The 23.11.4 release includes a number of fixes to stability and various 
bug fixes. Some notable changes include that VSZ is no longer being 
reported when using cgroup/v2 (this is not provided by the kernel), a 
warning has been added if using select/linear and tolology/tree together 
as this will not be supported in the next major release, and a backwards 
compatibility issue that caused jobs using --gpus to be rejected when 
submitted from 23.02 or 22.05.
Slurm can be downloaded from https://www.schedmd.com/downloads.php .
In addition, welcome to the updated slurm-announce list! We've made some 
mailing list adjustments in order to ensure compliance with newer 
anti-spam measures, and upgraded to Mailman3 as part of this process.
- Tim
-- 
Tim Wickberg
Chief Technology Officer, SchedMD LLC
Commercial Slurm Development and Support

> * Changes in Slurm 23.11.4
> ==========================
>  -- Fix a memory leak when updating partition nodes.
>  -- Don't leave a partition around if it fails to create with scontrol.
>  -- Fix segfault when creating partition with bad node list from scontrol.
>  -- Fix preserving partition nodes on bad node list update from scontrol.
>  -- Fix assertion in developer mode on a failed message unpack.
>  -- Fix repeat POWER_DOWN requests making the nodes available for ping.
>  -- Fix rebuilding job alias_list on restart when nodes are still powering up.
>  -- Fix INVALID nodes running health check.
>  -- Fix cloud/future nodes not setting addresses on invalid registration.
>  -- scrun - Remove the requirement to set the SCRUN_WORKING_DIR environment
>     variable. This was a regression in 23.11.
>  -- Add warning for using select/linear with topology/tree.
>     This combination will not be supported in the next major version.
>  -- Fix health check program not being run after first pass of all nodes when
>     using MaxNodeCount.
>  -- sacct - Set process exit code to one for all errors.
>  -- Add SlurmctldParameters=disable_triggers option.
>  -- Fix issue running steps when the allocation requested an exclusive
>     allocation shards along with shards.
>  -- Fix cleaning up the sleep process and the cgroup of the extern step if
>     slurm_spank_task_post_fork returns an error.

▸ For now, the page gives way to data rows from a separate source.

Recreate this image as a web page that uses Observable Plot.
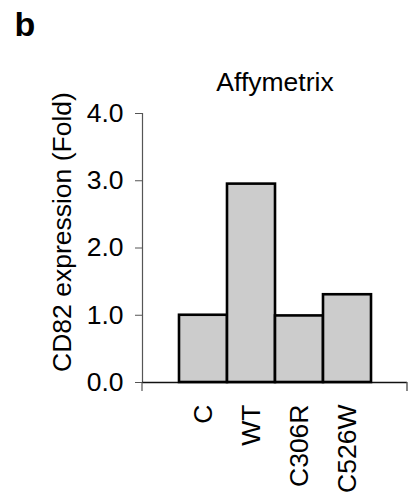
<!DOCTYPE html>
<html>
<head>
<meta charset="utf-8">
<script src="https://cdn.jsdelivr.net/npm/d3@7"></script>
<script src="https://cdn.jsdelivr.net/npm/@observablehq/plot@0.6"></script>
<style>
  html, body { margin: 0; padding: 0; background: white; }
</style>
</head>
<body>
<div id="chart"></div>
<script>
const panelLabel = "b";
const title = "Affymetrix";
const yLabel = "CD82 expression (Fold)";
const categories = ["C", "WT", "C306R", "C526W"];
const values = [1.0, 2.95, 0.99, 1.305];
const yTicks = [0, 1, 2, 3, 4];

const data = categories.map((c, i) => ({cat: c, value: values[i]}));
const font = "'Liberation Sans', Arial, Helvetica, sans-serif";
const FS = 26.5;

const W = 410, H = 496, ML = 142, MR = 3, MT = 113, MB = 114;

const plot = Plot.plot({
  width: W, height: H,
  marginLeft: ML, marginRight: MR, marginTop: MT, marginBottom: MB,
  style: {fontFamily: font, fontSize: FS + "px", color: "black", background: "white", overflow: "visible"},
  x: {domain: categories, padding: 0, insetLeft: 36, insetRight: 36, label: null},
  y: {domain: [0, 4], label: null},
  marks: [
    Plot.frame({anchor: "left", stroke: "#555", strokeWidth: 1.2}),
    Plot.axisY({ticks: yTicks, tickFormat: d3.format(".1f"), tickSize: 7, tickPadding: 12, stroke: "#555", fontSize: FS, label: null}),
    Plot.ruleY([0], {stroke: "#111", strokeWidth: 1.3}),
    Plot.barY(data, {x: "cat", y: "value", fill: "#cccccc", stroke: "black", strokeWidth: 2.6}),
    Plot.axisX({tickSize: 0, tickRotate: -90, tickPadding: 22, fontSize: FS, label: null}),
    Plot.text([title], {frameAnchor: "top", lineAnchor: "bottom", dy: -23, fontSize: FS}),
    Plot.text([yLabel], {frameAnchor: "left", textAnchor: "middle", lineAnchor: "middle", rotate: -90, dx: -80, dy: -16, fontSize: FS}),
    Plot.text([panelLabel], {frameAnchor: "top-left", textAnchor: "start", lineAnchor: "bottom", dx: 14 - ML, dy: 35 - MT, fontSize: 34, fontWeight: "bold"})
  ]
});

// axis end ticks (Excel-style)
const y0 = plot.scale("y").apply(0);
const svg = d3.select(plot.tagName === "svg" ? plot : plot.querySelector("svg"));
svg.append("line").attr("x1", ML).attr("x2", ML).attr("y1", y0).attr("y2", y0 + 9).attr("stroke", "#555").attr("stroke-width", 1.2);
svg.append("line").attr("x1", W - MR).attr("x2", W - MR).attr("y1", y0).attr("y2", y0 + 9).attr("stroke", "#555").attr("stroke-width", 1.4);

document.getElementById("chart").appendChild(plot);
</script>
</body>
</html>
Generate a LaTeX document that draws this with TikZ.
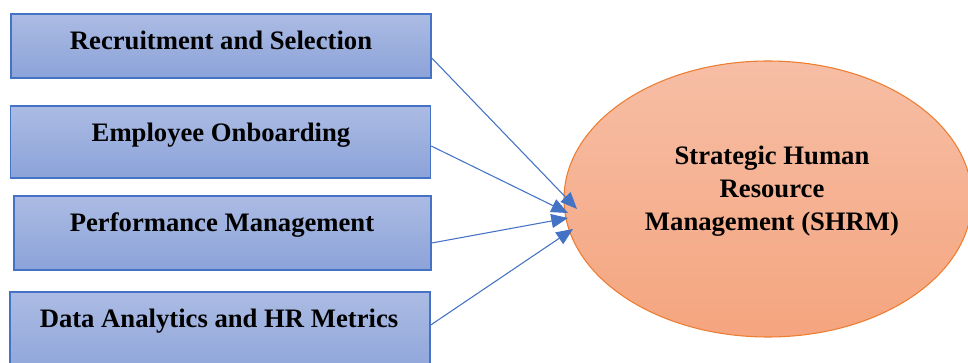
\documentclass[tikz,border=0pt]{standalone}
\usepackage{fontspec}
\setmainfont{Liberation Serif}
\usetikzlibrary{arrows.meta,shapes.geometric}
\definecolor{boxline}{RGB}{68,114,196}
\definecolor{boxtop}{RGB}{171,187,227}
\definecolor{boxbot}{RGB}{140,163,217}
\definecolor{ovline}{RGB}{237,125,49}
\definecolor{ovtop}{RGB}{246,190,165}
\definecolor{ovbot}{RGB}{245,165,127}
\tikzset{
  stagebox/.style={draw=boxline, line width=1.1pt, top color=boxtop, bottom color=boxbot,
    minimum width=420*0.75pt, inner sep=0pt},
  lbl/.style={font=\fontsize{20}{24.75}\selectfont\bfseries, inner sep=0pt, anchor=base},
  link/.style={draw=boxline, line width=0.8pt, -{Triangle[length=12.5pt,width=10.5pt]}},
}
\begin{document}
\begin{tikzpicture}[x=0.75pt, y=-0.75pt]
  \clip (0,0) rectangle (968,363);
  \useasboundingbox (0,0) rectangle (968,363);
  % activity boxes
  \node[stagebox, minimum height=64*0.75pt] (b1) at (221,46) {};
  \node[stagebox, minimum height=72*0.75pt] (b2) at (220.5,142) {};
  \node[stagebox, minimum height=74*0.75pt, minimum width=417*0.75pt] (b3) at (222.5,233) {};
  \node[stagebox, minimum height=90*0.75pt] (b4) at (220,337) {};
  \node[lbl] (l1) at (221,50) {Recruitment and Selection};
  \node[lbl] (l2) at (221,142) {Employee Onboarding};
  \node[lbl] (l3) at (222,232) {Performance Management};
  \node[lbl] (l4) at (219,328) {Data Analytics and HR Metrics};
  % central ellipse
  \node[ellipse, draw=ovline, line width=0.8pt, top color=ovtop, bottom color=ovbot,
        minimum width=408*0.75pt, minimum height=276*0.75pt, inner sep=0pt] (shrm) at (768,199) {};
  \node[font=\fontsize{20}{24.75}\selectfont\bfseries, align=center, inner sep=0pt] (st) at (772,191)
    {Strategic Human\\Resource\\Management (SHRM)};
  % arrow tips on the ellipse rim
  \coordinate (t1) at (577,209);
  \coordinate (t2) at (568,213);
  \coordinate (t3) at (568,218);
  \coordinate (t4) at (573,229);
  \draw[link] ([yshift=-9pt]b1.east) -- (t1);
  \draw[link] ([yshift=-3pt]b2.east) -- (t2);
  \draw[link] ([yshift=-7.5pt]b3.east) -- (t3);
  \draw[link] ([yshift=9pt]b4.east) -- (t4);
\end{tikzpicture}
\end{document}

>  -- slurm_completion - Add missing --gres-flags= options
>     multiple-tasks-per-sharing and one-task-per-sharing.
>  -- scrun - Avoid race condition that could cause outbound network
>     communications to incorrectly rejected with an incomplete packet error.
>  -- scrun - Gracefully handle kernel giving invalid expected number of incoming
>     bytes for a connection causing incoming packet corruption resulting in
>     connection getting closed.
>  -- srun - return 1 when a step lauch fails
>  -- scrun - Avoid race condition that could cause deadlock during shutdown.
>  -- Fix scontrol listpids to work under dynamic node scenarios.
>  -- Add --tres-bind to --help and --usage output.
>  -- Add --gres-flags=allow-task-sharing to allow GPUs to still be accessible
>     among all tasks when binding GPUs to specific tasks.
>  -- Fix issue with CUDA_VISIBLE_DEVICES showing the same MIG device for all
>     tasks when using MIGs with --tres-per-task or --gpus-per-task.
>  -- slurmctld - Prevent a potential hang during shutdown/reconfigure if the
>     association cache thread was previously shut down.
>  -- scrun - Avoid race condition that could cause scrun to hang during
>     shutdown when connections have pending events.
>  -- scrun - Avoid excessive polling of connections during shutdown that could
>     needlessly cause 100% CPU usage on a thread.
>  -- sbcast - Use user identity from broadcast credential instead of looking it
>     up locally on the node.
>  -- scontrol - Remove "abort" option handling.
>  -- Fix an error message referring to the wrong RPC.
>  -- Fix memory leak on error when creating dynamic nodes.
>  -- Fix a slurmctld segfault when a cloud/dynamic node changes hostname on
>     registration.
>  -- Prevent a slurmctld deadlock if the gpu plugin fails to load when
>     creating a node.
>  -- Change a slurmctld fatal() to an error() when attempting to create a
>     dynamic node with a global autodetect set in gres.conf.
>  -- Fix leaving node records on error when creating nodes with scontrol.
>  -- scrun/sackd - Avoid race condition where shutdown could deadlock.
>  -- Fix a regression in 23.02.5 that caused pam_slurm_adopt to fail when
>     the user has multiple jobs on a node.
>  -- Add GLOB_SILENCE flag that silences the error message which will display if
>     an include directive attempts to use the "*" wildcard.
>  -- Fix jobs getting rejected when submitting with --gpus option from older
>     versions of job submission commands (23.02 and older).
>  -- cgroup/v2 - Return 0 for VSZ. Kernel cgroups do not provide this metric.
>  -- scrun - Avoid race condition where outbound RPCs could be corrupted.
>  -- scrun - Avoid race condition that could cause a crash while compiled in
>     debug mode.
>  -- gpu/rsmi - Disable gpu usage statistics when not using ROCM 6.0.0+
>  -- Fix stuck processes and incorrect environment when using --get-user-env.
>  -- Avoid segfault in the slurmdbd when TrackWCKey=no but you are still using
>     use WCKeys.
>  -- Fix ctld segfault with TopologyParam=RoutePart and no partition defined.
>  -- slurmctld - Fix missing --deadline handling for jobs not evaluated by the
>     schedulers (i.e. non-runnable, skipped for other reasons, etc.).
>  -- Demote some eio related logs from error to verbose in user commands.  These
>     are not generally actionable by the user and are easilly generated by port
>     scanning a machine running srun.
>  -- Make sprio correctly print array tasks that have not yet been split out.
>  -- topology/block - Restrict the number of last-level blocks in any allocation.